▶ Exercise
Print exactly the lines that run from the line containing "What Chart.js code" to the line containing "const AXIS_GREY = '#868686';", both included, and nothing else; pictures stay out.

>> START Entries supplied

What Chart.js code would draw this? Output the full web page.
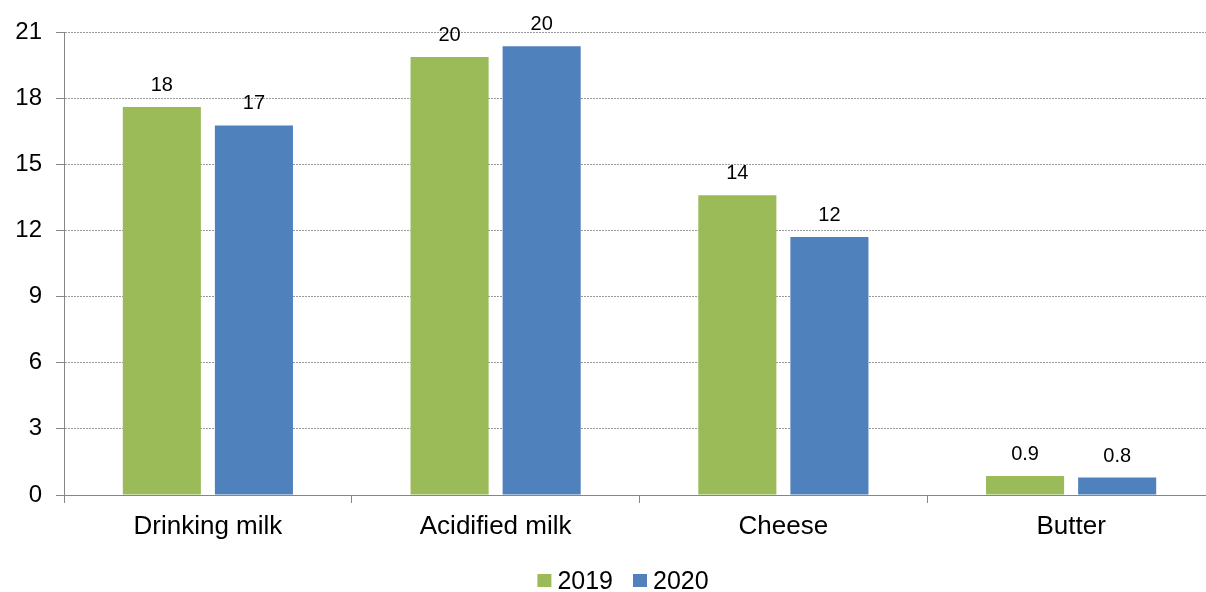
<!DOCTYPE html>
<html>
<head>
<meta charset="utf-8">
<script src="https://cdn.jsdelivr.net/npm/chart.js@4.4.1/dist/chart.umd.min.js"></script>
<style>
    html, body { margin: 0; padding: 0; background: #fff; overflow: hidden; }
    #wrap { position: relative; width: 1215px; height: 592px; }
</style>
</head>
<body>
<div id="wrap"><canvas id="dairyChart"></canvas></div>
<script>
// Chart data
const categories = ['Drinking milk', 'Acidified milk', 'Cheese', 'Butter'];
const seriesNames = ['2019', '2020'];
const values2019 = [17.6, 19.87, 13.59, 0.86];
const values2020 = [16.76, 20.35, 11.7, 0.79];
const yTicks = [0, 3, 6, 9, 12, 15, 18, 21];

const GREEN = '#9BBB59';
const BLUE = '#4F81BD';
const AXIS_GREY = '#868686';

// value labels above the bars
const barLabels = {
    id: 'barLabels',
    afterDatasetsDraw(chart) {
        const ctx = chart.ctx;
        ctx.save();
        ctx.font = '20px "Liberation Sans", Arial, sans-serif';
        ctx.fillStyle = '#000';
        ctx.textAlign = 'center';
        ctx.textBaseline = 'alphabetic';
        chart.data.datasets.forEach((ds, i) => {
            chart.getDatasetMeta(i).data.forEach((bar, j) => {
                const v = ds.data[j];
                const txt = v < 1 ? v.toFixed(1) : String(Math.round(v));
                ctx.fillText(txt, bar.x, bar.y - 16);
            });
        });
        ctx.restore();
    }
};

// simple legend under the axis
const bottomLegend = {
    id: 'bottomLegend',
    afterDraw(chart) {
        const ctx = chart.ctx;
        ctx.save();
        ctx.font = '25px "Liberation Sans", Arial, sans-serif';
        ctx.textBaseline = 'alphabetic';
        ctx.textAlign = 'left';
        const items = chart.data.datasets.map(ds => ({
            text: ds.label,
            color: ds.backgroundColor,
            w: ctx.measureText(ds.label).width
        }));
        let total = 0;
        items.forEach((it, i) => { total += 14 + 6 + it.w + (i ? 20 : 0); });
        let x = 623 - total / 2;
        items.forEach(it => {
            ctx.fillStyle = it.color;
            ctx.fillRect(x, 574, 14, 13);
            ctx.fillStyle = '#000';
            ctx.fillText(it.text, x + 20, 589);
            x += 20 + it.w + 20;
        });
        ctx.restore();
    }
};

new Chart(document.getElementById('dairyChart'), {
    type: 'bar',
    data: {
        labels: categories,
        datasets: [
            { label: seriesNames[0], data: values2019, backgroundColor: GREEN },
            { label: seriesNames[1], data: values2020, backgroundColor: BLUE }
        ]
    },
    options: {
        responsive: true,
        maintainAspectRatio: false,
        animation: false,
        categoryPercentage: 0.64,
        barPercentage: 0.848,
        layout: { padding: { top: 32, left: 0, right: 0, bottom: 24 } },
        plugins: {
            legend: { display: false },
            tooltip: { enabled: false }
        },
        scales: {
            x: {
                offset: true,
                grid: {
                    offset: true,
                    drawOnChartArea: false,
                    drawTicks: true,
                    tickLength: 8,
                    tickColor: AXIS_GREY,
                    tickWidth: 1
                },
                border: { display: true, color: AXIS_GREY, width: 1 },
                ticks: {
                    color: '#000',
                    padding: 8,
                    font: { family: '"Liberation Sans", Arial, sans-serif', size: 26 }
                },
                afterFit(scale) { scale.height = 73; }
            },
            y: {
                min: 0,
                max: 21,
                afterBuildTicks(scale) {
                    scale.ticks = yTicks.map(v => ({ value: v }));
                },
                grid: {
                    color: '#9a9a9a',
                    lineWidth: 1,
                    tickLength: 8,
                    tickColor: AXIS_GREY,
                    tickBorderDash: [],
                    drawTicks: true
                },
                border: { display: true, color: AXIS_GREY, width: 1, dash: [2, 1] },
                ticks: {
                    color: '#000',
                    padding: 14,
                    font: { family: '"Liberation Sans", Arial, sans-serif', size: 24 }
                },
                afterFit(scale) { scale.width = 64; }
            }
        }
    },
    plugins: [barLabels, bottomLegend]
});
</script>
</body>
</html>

>> END Entries supplied
>> START Entries supplied

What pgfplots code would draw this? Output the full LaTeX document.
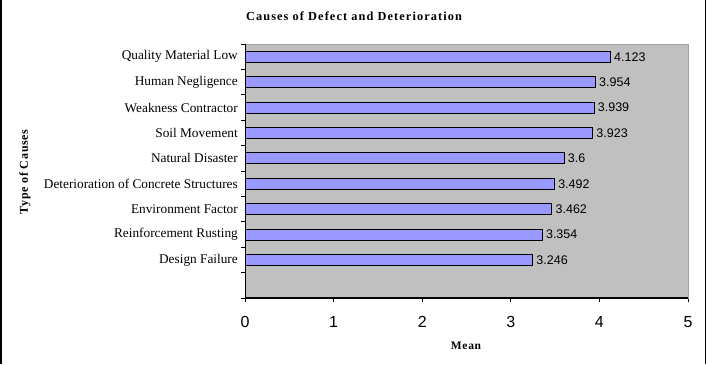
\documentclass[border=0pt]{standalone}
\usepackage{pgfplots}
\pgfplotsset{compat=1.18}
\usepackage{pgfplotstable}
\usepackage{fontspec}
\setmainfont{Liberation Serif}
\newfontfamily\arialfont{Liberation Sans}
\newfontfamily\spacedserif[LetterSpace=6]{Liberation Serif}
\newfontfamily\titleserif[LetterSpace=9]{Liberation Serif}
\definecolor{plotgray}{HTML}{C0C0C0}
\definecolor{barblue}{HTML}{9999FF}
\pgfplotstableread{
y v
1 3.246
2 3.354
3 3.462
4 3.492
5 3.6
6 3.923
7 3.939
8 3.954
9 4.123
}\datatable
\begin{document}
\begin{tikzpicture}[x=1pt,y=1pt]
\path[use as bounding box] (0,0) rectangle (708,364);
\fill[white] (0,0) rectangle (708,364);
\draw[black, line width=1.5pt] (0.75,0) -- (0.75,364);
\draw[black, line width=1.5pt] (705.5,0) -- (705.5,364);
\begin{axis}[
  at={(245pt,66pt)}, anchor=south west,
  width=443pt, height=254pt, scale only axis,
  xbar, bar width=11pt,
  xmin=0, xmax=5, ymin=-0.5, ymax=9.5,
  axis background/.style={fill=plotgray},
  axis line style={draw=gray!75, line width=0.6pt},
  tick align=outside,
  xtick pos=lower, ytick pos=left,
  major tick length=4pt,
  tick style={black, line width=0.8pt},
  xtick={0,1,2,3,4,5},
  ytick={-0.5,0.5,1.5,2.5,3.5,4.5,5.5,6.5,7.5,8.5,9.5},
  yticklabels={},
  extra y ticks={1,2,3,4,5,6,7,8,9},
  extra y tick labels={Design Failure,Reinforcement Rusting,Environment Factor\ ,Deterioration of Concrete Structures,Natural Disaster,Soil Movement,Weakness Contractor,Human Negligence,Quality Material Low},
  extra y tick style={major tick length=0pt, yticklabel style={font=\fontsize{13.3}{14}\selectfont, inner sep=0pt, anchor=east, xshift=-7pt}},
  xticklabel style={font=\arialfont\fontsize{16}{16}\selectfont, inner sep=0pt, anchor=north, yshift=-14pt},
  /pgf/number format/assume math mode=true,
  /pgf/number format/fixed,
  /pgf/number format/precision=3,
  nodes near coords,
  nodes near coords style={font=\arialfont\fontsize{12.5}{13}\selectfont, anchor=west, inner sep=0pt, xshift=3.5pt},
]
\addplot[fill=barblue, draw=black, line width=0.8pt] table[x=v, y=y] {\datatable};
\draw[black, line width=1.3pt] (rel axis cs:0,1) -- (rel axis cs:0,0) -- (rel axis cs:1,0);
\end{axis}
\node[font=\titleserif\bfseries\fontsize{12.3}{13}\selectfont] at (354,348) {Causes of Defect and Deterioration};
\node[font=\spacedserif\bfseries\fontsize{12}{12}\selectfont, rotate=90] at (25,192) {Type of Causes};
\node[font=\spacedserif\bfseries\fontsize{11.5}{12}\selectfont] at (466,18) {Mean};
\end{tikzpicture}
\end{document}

>> END Entries supplied

▶ Correct output
What Chart.js code would draw this? Output the full web page.
<!DOCTYPE html>
<html>
<head>
<meta charset="utf-8">
<script src="https://cdn.jsdelivr.net/npm/chart.js@4.4.1/dist/chart.umd.min.js"></script>
<style>
    html, body { margin: 0; padding: 0; background: #fff; overflow: hidden; }
    #wrap { position: relative; width: 1215px; height: 592px; }
</style>
</head>
<body>
<div id="wrap"><canvas id="dairyChart"></canvas></div>
<script>
// Chart data
const categories = ['Drinking milk', 'Acidified milk', 'Cheese', 'Butter'];
const seriesNames = ['2019', '2020'];
const values2019 = [17.6, 19.87, 13.59, 0.86];
const values2020 = [16.76, 20.35, 11.7, 0.79];
const yTicks = [0, 3, 6, 9, 12, 15, 18, 21];

const GREEN = '#9BBB59';
const BLUE = '#4F81BD';
const AXIS_GREY = '#868686';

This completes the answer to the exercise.